Young people, in their quest to forge their own history, often prefer not to learn from the past and so run the risk of repeating the mistakes of an earlier era, wites Ryland Fisher.

On Monday we celebrated Human Rights Day with a few thousand others at the Cape Town Festival in the Company’s Garden, in front of Iziko Museum. What kept popping up in my head days later was not the quality of the music or the camaraderie of those who attended.

I kept thinking about a nonchalant comment by one of the young performers, who make music about social issues, that she had to go to Google to find out which holiday we were celebrating. Now that she knew, she wished everyone “Happy Human Rights Day”.

I should not have been surprised. On April 27 a few years ago, I asked one of my daughter’s friends if he knew what public holiday we were celebrating. He did not. After telling him it was Freedom Day, I asked if he knew what Freedom Day was. He said it had to have something to do with Nelson Mandela’s release from prison.

I think these two incidents tell us how young people relate to our history and the things we hold important.

One could argue one of the human rights we today enjoy is a right not to care about where we come from as a country and we have earned the right to celebrate in ignorance.

This is not a view to which I subscribe.

We fail our children if we do not teach them our history and the importance of our national days. History is regarded as important by a certain generation but it should become important to everyone.

Unfortunately, young people, in their quest to forge their own history, often prefer not to learn from the past and so run the risk of repeating the mistakes of an earlier era.

On Human Rights Day I also reflected on what is important to people nowadays in an era of social media and instant gratification.

How do we make sure the Sharpeville events of March 21, 1960 – when police killed people protesting against pass laws – have resonance in 2016 and to people who have no idea what pass laws are?

In June, when we commemorate the 40th anniversary of the police killing of Soweto pupils who protested at being taught in Afrikaans, how do we make sure young people take lessons from what was an international tragedy?

I attended a seminar in Sandton on Wednesday where a presenter spoke about the things that inconvenience young consumers. He said a young person who attended an event recently took exception to having to write his name in an attendance register because he had already registered online. It was a small thing but an indication of how, in today’s society, people have become more concerned about themselves as individuals and less about societal issues.

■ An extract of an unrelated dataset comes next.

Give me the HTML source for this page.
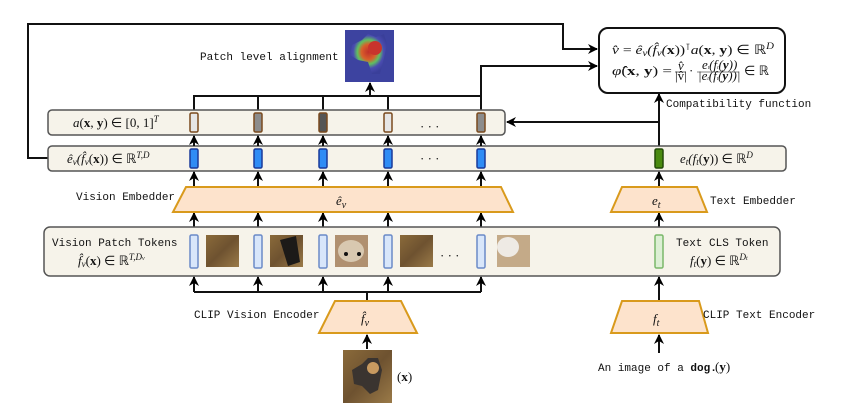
<!DOCTYPE html>
<html><head><meta charset="utf-8"><style>
body{margin:0;background:#fff;}
svg{display:block;}
.m{font-family:"Liberation Mono",monospace;font-size:11px;fill:#111;}
.s{font-family:"Liberation Serif",serif;font-size:13px;fill:#111;}
.i{font-style:italic;}
</style></head><body>
<svg width="841" height="408" viewBox="0 0 841 408" xmlns="http://www.w3.org/2000/svg">
<defs>
<marker id="a" viewBox="0 0 10 10" refX="9" refY="5" markerWidth="5" markerHeight="5" orient="auto-start-reverse"><path d="M0,0 L10,5 L0,10 L3,5 z" fill="#000"/></marker>
<radialGradient id="heat" cx="0.5" cy="0.45" r="0.55"><stop offset="0" stop-color="#c0302a"/><stop offset="0.35" stop-color="#d8602a"/><stop offset="0.55" stop-color="#60c060"/><stop offset="0.75" stop-color="#4a4cb0"/><stop offset="1" stop-color="#3a3f9a"/></radialGradient>
<linearGradient id="carpet" x1="0" y1="0" x2="1" y2="1"><stop offset="0" stop-color="#8a6a3a"/><stop offset="0.5" stop-color="#6e5230"/><stop offset="1" stop-color="#9a7a48"/></linearGradient>
</defs>
<g fill="none" stroke="#111" stroke-width="2">
<polyline points="48,158 28,158 28,24 563,24 563,49 597,49" marker-end="url(#a)"/>
<polyline points="481,110 481,66 597,66" marker-end="url(#a)"/>
<polyline points="194,110 194,96 481,96"/>
<line x1="258" y1="110" x2="258" y2="96"/><line x1="323" y1="110" x2="323" y2="96"/><line x1="388" y1="110" x2="388" y2="96"/>
<line x1="370" y1="96" x2="370" y2="83" marker-end="url(#a)"/>
<line x1="659" y1="146" x2="659" y2="94" marker-end="url(#a)"/>
<line x1="659" y1="122" x2="507" y2="122" marker-end="url(#a)"/>
</g>
<rect x="599" y="28" width="186" height="65" rx="9" fill="#fff" stroke="#111" stroke-width="2"/>
<text class="s" x="612" y="54" font-size="12.5" textLength="162" lengthAdjust="spacingAndGlyphs"><tspan class="i">v̂</tspan> = <tspan class="i">ê<tspan font-size="9" dy="2">v</tspan><tspan dy="-2">(f̂</tspan><tspan font-size="9" dy="2">v</tspan><tspan dy="-2">(</tspan></tspan><tspan font-weight="bold">x</tspan>))<tspan font-size="9" dy="-4">⊺</tspan><tspan dy="4" class="i">a</tspan>(<tspan font-weight="bold">x</tspan>, <tspan font-weight="bold">y</tspan>) ∈ ℝ<tspan font-size="9" dy="-5" class="i">D</tspan></text>
<text class="s" x="612" y="75" font-size="12.5" textLength="60" lengthAdjust="spacingAndGlyphs"><tspan class="i">φ̂</tspan>(<tspan font-weight="bold">x</tspan>, <tspan font-weight="bold">y</tspan>) =</text>
<text class="s i" x="678" y="70" font-size="7">v̂</text>
<line x1="675" y1="72" x2="686" y2="72" stroke="#111" stroke-width="0.6"/>
<text class="s" x="675" y="80" font-size="7">|v̂|</text>
<text class="s" x="689" y="75" font-size="12">·</text>
<text class="s i" x="702" y="69" font-size="7">e<tspan font-size="5">t</tspan>(f<tspan font-size="5">t</tspan>(<tspan font-weight="bold">y</tspan>))</text>
<line x1="697" y1="72" x2="739" y2="72" stroke="#111" stroke-width="0.6"/>
<text class="s i" x="698" y="80" font-size="7">|e<tspan font-size="5">t</tspan>(f<tspan font-size="5">t</tspan>(<tspan font-weight="bold">y</tspan>))|</text>
<text class="s" x="744" y="75" font-size="12.5">∈ ℝ</text>
<text class="m" x="666" y="107">Compatibility function</text>
<rect x="345" y="30" width="49" height="52" fill="#3d43a0"/>
<path d="M352,45 L362,40 L368,34 L376,37 L384,34 L387,44 L384,58 L380,74 L372,74 L368,62 L358,60 L350,55 z" fill="url(#heat)"/>
<circle cx="375" cy="48" r="7" fill="#c8342c"/>
<text class="m" x="200" y="60">Patch level alignment</text>
<rect x="48" y="110" width="457" height="25" rx="4" fill="#f6f3ea" stroke="#555" stroke-width="1.5"/>
<rect x="48" y="146" width="738" height="25" rx="4" fill="#f6f3ea" stroke="#555" stroke-width="1.5"/>
<text class="s" x="73" y="127"><tspan class="i">a</tspan>(<tspan font-weight="bold">x</tspan>, <tspan font-weight="bold">y</tspan>) ∈ [0, 1]<tspan font-size="9" dy="-5" class="i">T</tspan></text>
<text class="s" x="67" y="163"><tspan class="i">ê<tspan font-size="9" dy="2">v</tspan><tspan dy="-2">(f̂</tspan><tspan font-size="9" dy="2">v</tspan></tspan><tspan dy="-2">(</tspan><tspan font-weight="bold">x</tspan>)) ∈ ℝ<tspan font-size="9" dy="-5" class="i">T,D</tspan></text>
<text class="s" x="680" y="163"><tspan class="i">e<tspan font-size="9" dy="2">t</tspan><tspan dy="-2">(f</tspan><tspan font-size="9" dy="2">t</tspan></tspan><tspan dy="-2">(</tspan><tspan font-weight="bold">y</tspan>)) ∈ ℝ<tspan font-size="9" dy="-5" class="i">D</tspan></text>
<g stroke="#7a4a1e" stroke-width="1.5">
<rect x="190" y="113" width="8" height="19" rx="1.5" fill="#e6e6e6"/>
<rect x="254" y="113" width="8" height="19" rx="1.5" fill="#8c8c8c"/>
<rect x="319" y="113" width="8" height="19" rx="1.5" fill="#555"/>
<rect x="384" y="113" width="8" height="19" rx="1.5" fill="#e6e6e6"/>
<rect x="477" y="113" width="8" height="19" rx="1.5" fill="#8c8c8c"/>
</g>
<g stroke="#1a3a9a" stroke-width="1.5" fill="#2f8cf5">
<rect x="190" y="149" width="8" height="19" rx="1.5"/><rect x="254" y="149" width="8" height="19" rx="1.5"/><rect x="319" y="149" width="8" height="19" rx="1.5"/><rect x="384" y="149" width="8" height="19" rx="1.5"/><rect x="477" y="149" width="8" height="19" rx="1.5"/>
</g>
<rect x="655" y="149" width="8" height="19" rx="1.5" fill="#4a8a10" stroke="#234a08" stroke-width="1.5"/>
<text class="s" x="420" y="131" font-size="14">· · ·</text>
<text class="s" x="420" y="163" font-size="14">· · ·</text>
<g stroke="#111" stroke-width="2" fill="none">
<line x1="194" y1="146" x2="194" y2="136" marker-end="url(#a)"/><line x1="258" y1="146" x2="258" y2="136" marker-end="url(#a)"/><line x1="323" y1="146" x2="323" y2="136" marker-end="url(#a)"/><line x1="388" y1="146" x2="388" y2="136" marker-end="url(#a)"/><line x1="481" y1="146" x2="481" y2="136" marker-end="url(#a)"/>
<line x1="194" y1="187" x2="194" y2="172" marker-end="url(#a)"/><line x1="258" y1="187" x2="258" y2="172" marker-end="url(#a)"/><line x1="323" y1="187" x2="323" y2="172" marker-end="url(#a)"/><line x1="388" y1="187" x2="388" y2="172" marker-end="url(#a)"/><line x1="481" y1="187" x2="481" y2="172" marker-end="url(#a)"/>
<line x1="659" y1="187" x2="659" y2="172" marker-end="url(#a)"/>
<line x1="194" y1="227" x2="194" y2="213" marker-end="url(#a)"/><line x1="258" y1="227" x2="258" y2="213" marker-end="url(#a)"/><line x1="323" y1="227" x2="323" y2="213" marker-end="url(#a)"/><line x1="388" y1="227" x2="388" y2="213" marker-end="url(#a)"/><line x1="481" y1="227" x2="481" y2="213" marker-end="url(#a)"/>
<line x1="659" y1="227" x2="659" y2="213" marker-end="url(#a)"/>
<polyline points="194,292 481,292"/>
<line x1="194" y1="292" x2="194" y2="277" marker-end="url(#a)"/><line x1="258" y1="292" x2="258" y2="277" marker-end="url(#a)"/><line x1="323" y1="292" x2="323" y2="277" marker-end="url(#a)"/><line x1="388" y1="292" x2="388" y2="277" marker-end="url(#a)"/><line x1="481" y1="292" x2="481" y2="277" marker-end="url(#a)"/>
<line x1="367" y1="301" x2="367" y2="292"/>
<line x1="659" y1="301" x2="659" y2="277" marker-end="url(#a)"/>
<line x1="367" y1="349" x2="367" y2="335" marker-end="url(#a)"/>
<line x1="659" y1="353" x2="659" y2="335" marker-end="url(#a)"/>
</g>
<polygon points="186,187 501,187 513,212 173,212" fill="#fde3cc" stroke="#d99a1c" stroke-width="2"/>
<polygon points="622,187 697,187 707,212 611,212" fill="#fde3cc" stroke="#d99a1c" stroke-width="2"/>
<text class="s i" x="336" y="205" font-size="15">ê<tspan font-size="10" dy="3">v</tspan></text>
<text class="s i" x="652" y="205" font-size="15">e<tspan font-size="10" dy="3">t</tspan></text>
<text class="m" x="76" y="200">Vision Embedder</text>
<text class="m" x="710" y="204">Text Embedder</text>
<rect x="44" y="227" width="736" height="49" rx="6" fill="#f6f3ea" stroke="#555" stroke-width="1.5"/>
<text class="m" x="52" y="246">Vision Patch Tokens</text>
<text class="s" x="78" y="265"><tspan class="i">f̂<tspan font-size="9" dy="2">v</tspan></tspan><tspan dy="-2">(</tspan><tspan font-weight="bold">x</tspan>) ∈ ℝ<tspan font-size="9" dy="-5" class="i">T,D<tspan font-size="6">v</tspan></tspan></text>
<text class="m" x="676" y="246">Text CLS Token</text>
<text class="s" x="690" y="265"><tspan class="i">f<tspan font-size="9" dy="2">t</tspan></tspan><tspan dy="-2">(</tspan><tspan font-weight="bold">y</tspan>) ∈ ℝ<tspan font-size="9" dy="-5" class="i">D<tspan font-size="6">t</tspan></tspan></text>
<g stroke="#6a8ac8" stroke-width="1.5" fill="#d8e6fa">
<rect x="190" y="235" width="8" height="33" rx="1.5"/><rect x="254" y="235" width="8" height="33" rx="1.5"/><rect x="319" y="235" width="8" height="33" rx="1.5"/><rect x="384" y="235" width="8" height="33" rx="1.5"/><rect x="477" y="235" width="8" height="33" rx="1.5"/>
</g>
<rect x="655" y="235" width="8" height="33" rx="1.5" fill="#dcefd4" stroke="#7ab86a" stroke-width="1.5"/>
<rect x="206" y="235" width="33" height="32" fill="url(#carpet)"/>
<rect x="270" y="235" width="33" height="32" fill="url(#carpet)"/><path d="M280,240 L296,236 L300,262 L288,266 z" fill="#1c1a18"/>
<rect x="335" y="235" width="33" height="32" fill="#b09070"/><ellipse cx="351" cy="251" rx="13" ry="11" fill="#d8c8b0"/><circle cx="346" cy="254" r="2" fill="#111"/><circle cx="359" cy="254" r="2" fill="#111"/>
<rect x="400" y="235" width="33" height="32" fill="url(#carpet)"/>
<rect x="497" y="235" width="33" height="32" fill="#c4aa88"/><ellipse cx="508" cy="247" rx="11" ry="10" fill="#eeeae4"/>
<text class="s" x="440" y="260" font-size="14">· · ·</text>
<polygon points="335,301 401,301 417,333 319,333" fill="#fde3cc" stroke="#d99a1c" stroke-width="2"/>
<polygon points="622,301 699,301 708,333 611,333" fill="#fde3cc" stroke="#d99a1c" stroke-width="2"/>
<text class="s i" x="361" y="323" font-size="16">f̂<tspan font-size="10" dy="3">v</tspan></text>
<text class="s i" x="653" y="323" font-size="16">f<tspan font-size="10" dy="3">t</tspan></text>
<text class="m" x="194" y="318">CLIP Vision Encoder</text>
<text class="m" x="703" y="318">CLIP Text Encoder</text>
<rect x="343" y="350" width="49" height="53" fill="url(#carpet)"/>
<path d="M352,370 L362,364 L368,358 L378,358 L382,370 L378,390 L370,394 L362,386 L354,384 z" fill="#3a3430"/>
<circle cx="373" cy="368" r="6" fill="#c89a60"/>
<text class="s" x="397" y="381"><tspan>(</tspan><tspan font-weight="bold">x</tspan>)</text>
<text class="m" x="598" y="371">An image of a <tspan font-weight="bold">dog.</tspan></text>
<text class="s" x="715" y="371">(<tspan font-weight="bold">y</tspan>)</text>
</svg>
</body></html>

My sense, and I could well be wrong, is young people care more about the material than about philosophical or historical matters.

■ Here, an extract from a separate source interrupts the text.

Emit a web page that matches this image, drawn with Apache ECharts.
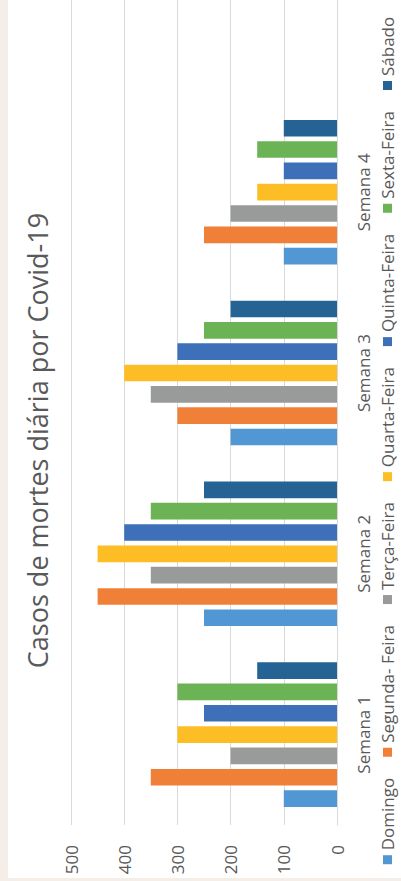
<!DOCTYPE html>
<html>
<head>
<meta charset="utf-8">
<script src="https://cdn.jsdelivr.net/npm/echarts@6/dist/echarts.min.js"></script>
<style>
  html, body { margin: 0; padding: 0; background: #f5ede8; width: 401px; height: 881px; overflow: hidden; }
  #wrap { position: absolute; left: 0; top: 0; width: 881px; height: 401px;
          transform-origin: 0 0; transform: rotate(-90deg) translateX(-881px); }
  #paper { position: absolute; left: 3px; top: 8px; width: 878px; height: 393px; background: #ffffff; }
  #chart { position: absolute; left: 0; top: 0; width: 881px; height: 401px; }
</style>
</head>
<body>
<div id="wrap"><div id="paper"></div><div id="chart"></div></div>
<script>
const titleText = 'Casos de mortes diária por Covid-19';
const categories = ['Semana 1', 'Semana 2', 'Semana 3', 'Semana 4'];
const seriesNames = ['Domingo', 'Segunda- Feira', 'Terça-Feira', 'Quarta-Feira', 'Quinta-Feira', 'Sexta-Feira', 'Sábado'];
const domingo = [100, 250, 200, 100];
const segunda = [350, 450, 300, 250];
const terca   = [200, 350, 350, 200];
const quarta  = [300, 450, 400, 150];
const quinta  = [250, 400, 300, 100];
const sexta   = [300, 350, 250, 150];
const sabado  = [150, 250, 200, 100];
const valueTicks = [0, 100, 200, 300, 400, 500];

const seriesData = [domingo, segunda, terca, quarta, quinta, sexta, sabado];
const colors = ['#5097d3', '#f08038', '#999b9b', '#fdbe25', '#3d70b9', '#6bb355', '#246394'];
const font = '"Open Sans", "Liberation Sans", sans-serif';
const textColor = '#595959';
const gridColor = '#d9d9d9';
const vMin = valueTicks[0], vMax = valueTicks[valueTicks.length - 1], vStep = valueTicks[1] - valueTicks[0];

const chart = echarts.init(document.getElementById('chart'), null, { renderer: 'svg' });
chart.setOption({
  animation: false,
  color: colors,
  title: {
    text: titleText, left: 'center', top: 19,
    textStyle: { fontFamily: font, fontSize: 27, fontWeight: 'normal', color: textColor }
  },
  legend: {
    data: seriesNames, left: 'center', top: 374, icon: 'rect',
    itemWidth: 9, itemHeight: 9, itemGap: 21,
    textStyle: { fontFamily: font, fontSize: 17, color: textColor }
  },
  grid: [
    { left: 56, top: 71, width: 723.2, height: 266, containLabel: false },
    { left: 779.2, top: 71, width: 120, height: 266, containLabel: false }
  ],
  xAxis: [
    {
      type: 'category', data: categories, gridIndex: 0,
      axisLine: { show: true, lineStyle: { color: gridColor, width: 1 } },
      axisTick: { show: false },
      axisLabel: { margin: 18, fontFamily: font, fontSize: 17, color: textColor }
    },
    {
      type: 'value', gridIndex: 1, min: 0, max: 1,
      axisLine: { show: true, lineStyle: { color: gridColor, width: 1 } },
      axisTick: { show: false }, axisLabel: { show: false }, splitLine: { show: false }
    }
  ],
  yAxis: [
    {
      type: 'value', gridIndex: 0, min: vMin, max: vMax, interval: vStep,
      axisLine: { show: false }, axisTick: { show: false },
      splitLine: { lineStyle: { color: gridColor, width: 1 } },
      axisLabel: { margin: 20, fontFamily: font, fontSize: 17, color: textColor }
    },
    {
      type: 'value', gridIndex: 1, min: vMin, max: vMax, interval: vStep,
      axisLine: { show: false }, axisTick: { show: false },
      splitLine: { lineStyle: { color: gridColor, width: 1 } },
      axisLabel: { show: false }
    }
  ],
  series: seriesNames.map((name, i) => ({
    name, type: 'bar', data: seriesData[i], xAxisIndex: 0, yAxisIndex: 0,
    barCategoryGap: '20%', barGap: '28%'
  }))
});
</script>
</body>
</html>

This would be important to political parties trying to win new voters in the municipal elections which are supposed to happen before mid-August.

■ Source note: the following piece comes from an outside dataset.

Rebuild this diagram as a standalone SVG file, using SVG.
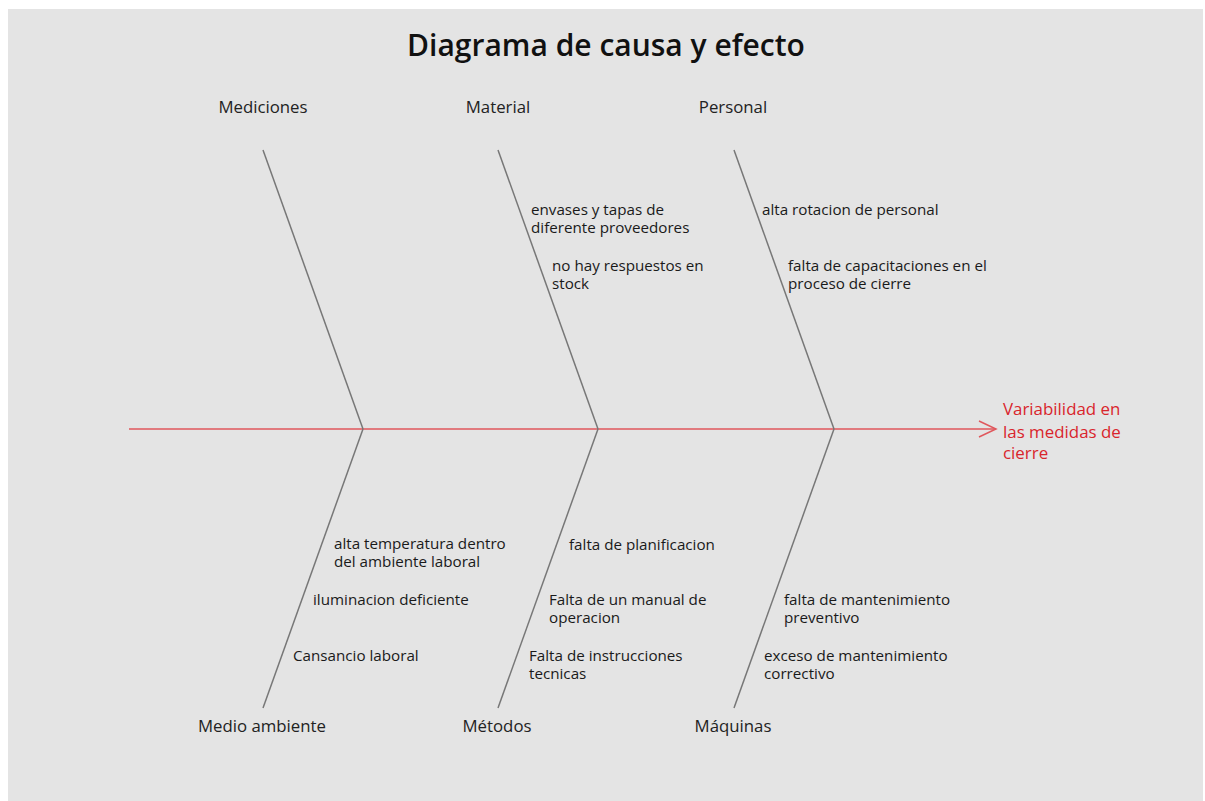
<svg xmlns="http://www.w3.org/2000/svg" width="1205" height="801" viewBox="0 0 1205 801">
<style>
.t{font-family:"Open Sans","Noto Sans","Liberation Sans",sans-serif;font-size:15.2px;fill:#1a1a1a}
.c{font-family:"Open Sans","Noto Sans","Liberation Sans",sans-serif;font-size:16.8px;fill:#222;text-anchor:middle}
.r{font-family:"Open Sans","Noto Sans","Liberation Sans",sans-serif;font-size:16.9px;fill:#d9252c}
.title{font-family:"Open Sans","Noto Sans","Liberation Sans",sans-serif;font-size:30px;font-weight:600;fill:#111;text-anchor:middle}
.bone{stroke:#777;stroke-width:1.5;fill:none}
.spine{stroke:#e0575c;stroke-width:1.5;fill:none}
</style>
<defs>
<marker id="ah" viewBox="0 0 20 20" refX="18" refY="10" markerWidth="20" markerHeight="20" markerUnits="userSpaceOnUse" orient="auto">
<path d="M1,2 L18,10 L1,18" fill="none" stroke="#e0575c" stroke-width="1.5"/>
</marker>
</defs>
<rect x="0" y="0" width="1205" height="801" fill="#ffffff"/>
<rect x="8" y="9" width="1195" height="800" fill="#e4e4e4"/>
<text class="title" x="606" y="56">Diagrama de causa y efecto</text>
<g id="connectors">
<line class="spine" x1="129" y1="429" x2="996" y2="429" marker-end="url(#ah)"/>
<line class="bone" x1="263" y1="150" x2="363" y2="429"/>
<line class="bone" x1="498" y1="150" x2="598" y2="429"/>
<line class="bone" x1="734" y1="150" x2="834" y2="429"/>
<line class="bone" x1="363" y1="429" x2="263" y2="708"/>
<line class="bone" x1="598" y1="429" x2="498" y2="708"/>
<line class="bone" x1="834" y1="429" x2="734" y2="708"/>
</g>
<g id="mediciones"><text class="c" x="263" y="113">Mediciones</text></g>
<g id="material">
<text class="c" x="498" y="113">Material</text>
<text class="t" x="531" y="215">envases y tapas de</text>
<text class="t" x="531" y="233">diferente proveedores</text>
<text class="t" x="552" y="271">no hay respuestos en</text>
<text class="t" x="552" y="289">stock</text>
</g>
<g id="personal">
<text class="c" x="733" y="113">Personal</text>
<text class="t" x="762" y="215">alta rotacion de personal</text>
<text class="t" x="788" y="271">falta de capacitaciones en el</text>
<text class="t" x="788" y="289">proceso de cierre</text>
</g>
<g id="medio-ambiente">
<text class="c" x="262" y="732">Medio ambiente</text>
<text class="t" x="334" y="549">alta temperatura dentro</text>
<text class="t" x="334" y="567">del ambiente laboral</text>
<text class="t" x="313" y="605">iluminacion deficiente</text>
<text class="t" x="293" y="661">Cansancio laboral</text>
</g>
<g id="metodos">
<text class="c" x="497" y="732">Métodos</text>
<text class="t" x="569" y="550">falta de planificacion</text>
<text class="t" x="549" y="605">Falta de un manual de</text>
<text class="t" x="549" y="623">operacion</text>
<text class="t" x="529" y="661">Falta de instrucciones</text>
<text class="t" x="529" y="679">tecnicas</text>
</g>
<g id="maquinas">
<text class="c" x="733" y="732">Máquinas</text>
<text class="t" x="784" y="605">falta de mantenimiento</text>
<text class="t" x="784" y="623">preventivo</text>
<text class="t" x="764" y="661">exceso de mantenimiento</text>
<text class="t" x="764" y="679">correctivo</text>
</g>
<g id="efecto">
<text class="r" x="1003" y="415">Variabilidad en</text>
<text class="r" x="1003" y="438">las medidas de</text>
<text class="r" x="1003" y="459">cierre</text>
</g>
</svg>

Will political parties be able to successfully campaign on the basis of what they, or their leaders, did in the past? Or will they have to campaign around what they are doing now to improve service delivery at a local level?

The political space has opened in ways we have not seen before in South Africa.

There are many people who still claim to support the ANC, despite all its troubles, but in numerous ways, that support is based on what the ANC did for the country in the past. I don’t think the DA has done enough to convince die-hard ANC supporters – and there are many – that this is a good time to change allegiance.

The EFF has mastered the art of gaining maximum publicity at key moments but there are many who are uncertain what its true policies are.

But the big question is how young people – mistakenly referred to as born-frees – are going to vote. Will they side with their parents, who will probably not change voting patterns, or will they make up their own minds?

When I was involved with the Cape Youth Congress many years ago we had a slogan: “Freedom is in our hands.”

In many ways, the future of our country is in the hands of the youth, but here I go again with my historical lessons, which will probably be ignored.